What the exercise asks = Restate, exactly and without pictures, the lines from the start of the listing below through the line holding "const chart = echarts.init(document.getElementById('chart'))".

Source material =
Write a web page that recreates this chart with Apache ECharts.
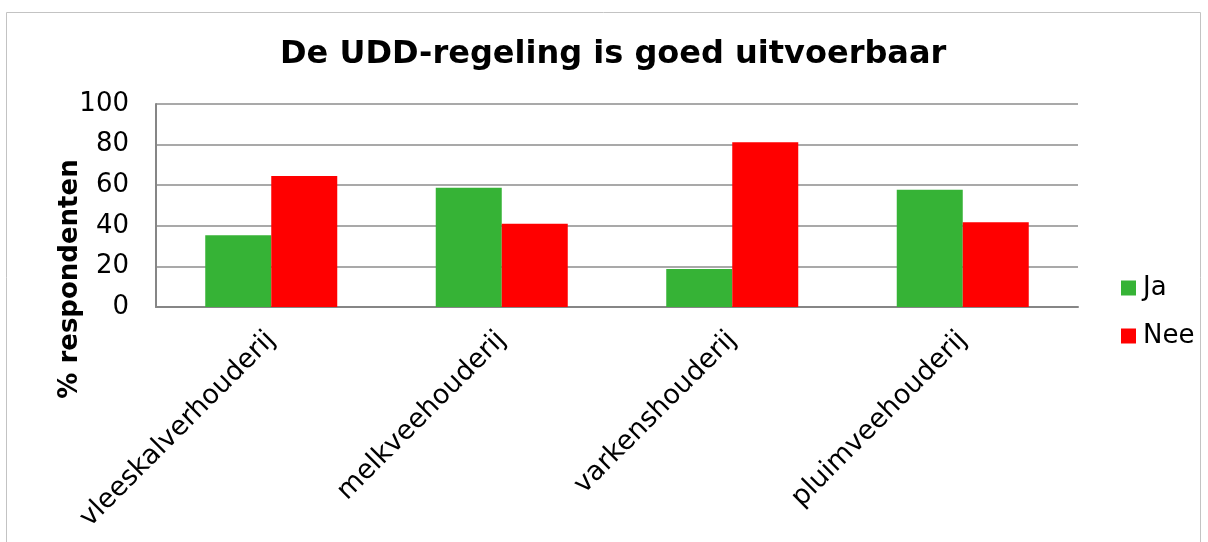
<!DOCTYPE html>
<html>
<head>
<meta charset="utf-8">
<style>
  html, body { margin: 0; padding: 0; background: #fff; }
  #chart { width: 1208px; height: 542px; }
</style>
<script src="https://cdn.jsdelivr.net/npm/echarts@6/dist/echarts.min.js"></script>
</head>
<body>
<div id="chart"></div>
<script>
// data
const categories = ['vleeskalverhouderij', 'melkveehouderij', 'varkenshouderij', 'pluimveehouderij']
const jaValues = [35.4, 58.8, 18.7, 57.8]
const neeValues = [64.5, 41.0, 81.1, 41.8]

const font = 'DejaVu Sans'
const chart = echarts.init(document.getElementById('chart'))

chart.setOption({
  animation: false,
  textStyle: { fontFamily: font },
  graphic: [
    {
      type: 'rect',
      shape: { x: 6.5, y: 12.5, width: 1194, height: 540 },
      style: { fill: 'none', stroke: '#c3c3c3', lineWidth: 1 },
      silent: true
    }
  ],
  title: {
    text: 'De UDD-regeling is goed uitvoerbaar',
    left: 280,
    top: 39,
    padding: 0,
    textStyle: { fontFamily: font, fontSize: 32, fontWeight: 'bold', color: '#000' }
  },
  legend: {
    orient: 'vertical',
    left: 1121,
    top: 275,
    padding: 0,
    itemWidth: 15,
    itemHeight: 15,
    itemGap: 22,
    icon: 'rect',
    textStyle: { fontFamily: font, fontSize: 26, color: '#000', padding: [0, 0, 0, 2] },
    data: ['Ja', 'Nee']
  },
  grid: {
    left: 156,
    right: 130,
    top: 104,
    bottom: 235,
    containLabel: false
  },
  xAxis: {
    type: 'category',
    data: categories,
    axisLine: { lineStyle: { color: '#868686', width: 2 } },
    axisTick: { show: false },
    axisLabel: {
      rotate: 45,
      margin: 29,
      interval: 0,
      fontFamily: font,
      fontSize: 27,
      color: '#000'
    }
  },
  yAxis: {
    type: 'value',
    min: 0,
    max: 100,
    interval: 20,
    name: '% respondenten',
    nameLocation: 'middle',
    nameRotate: 90,
    nameGap: 73,
    nameMoveOverlap: false,
    nameTextStyle: {
      fontFamily: font,
      fontSize: 26,
      fontWeight: 'bold',
      color: '#000',
      padding: [0, 147, 0, 0]
    },
    axisLine: { show: true, lineStyle: { color: '#868686', width: 2 } },
    axisTick: { show: false },
    axisLabel: { margin: 27, fontFamily: font, fontSize: 26, color: '#000' },
    splitLine: { lineStyle: { color: '#8c8c8c', width: 1.5 } }
  },
  series: [
    {
      name: 'Ja',
      type: 'bar',
      data: jaValues,
      barWidth: 66,
      barGap: '0%',
      itemStyle: { color: '#36b336' }
    },
    {
      name: 'Nee',
      type: 'bar',
      data: neeValues,
      barWidth: 66,
      itemStyle: { color: '#ff0000' }
    }
  ]
})
</script>
</body>
</html>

Result for this exercise =
Write a web page that recreates this chart with Apache ECharts.
<!DOCTYPE html>
<html>
<head>
<meta charset="utf-8">
<style>
  html, body { margin: 0; padding: 0; background: #fff; }
  #chart { width: 1208px; height: 542px; }
</style>
<script src="https://cdn.jsdelivr.net/npm/echarts@6/dist/echarts.min.js"></script>
</head>
<body>
<div id="chart"></div>
<script>
// data
const categories = ['vleeskalverhouderij', 'melkveehouderij', 'varkenshouderij', 'pluimveehouderij']
const jaValues = [35.4, 58.8, 18.7, 57.8]
const neeValues = [64.5, 41.0, 81.1, 41.8]

const font = 'DejaVu Sans'
const chart = echarts.init(document.getElementById('chart'))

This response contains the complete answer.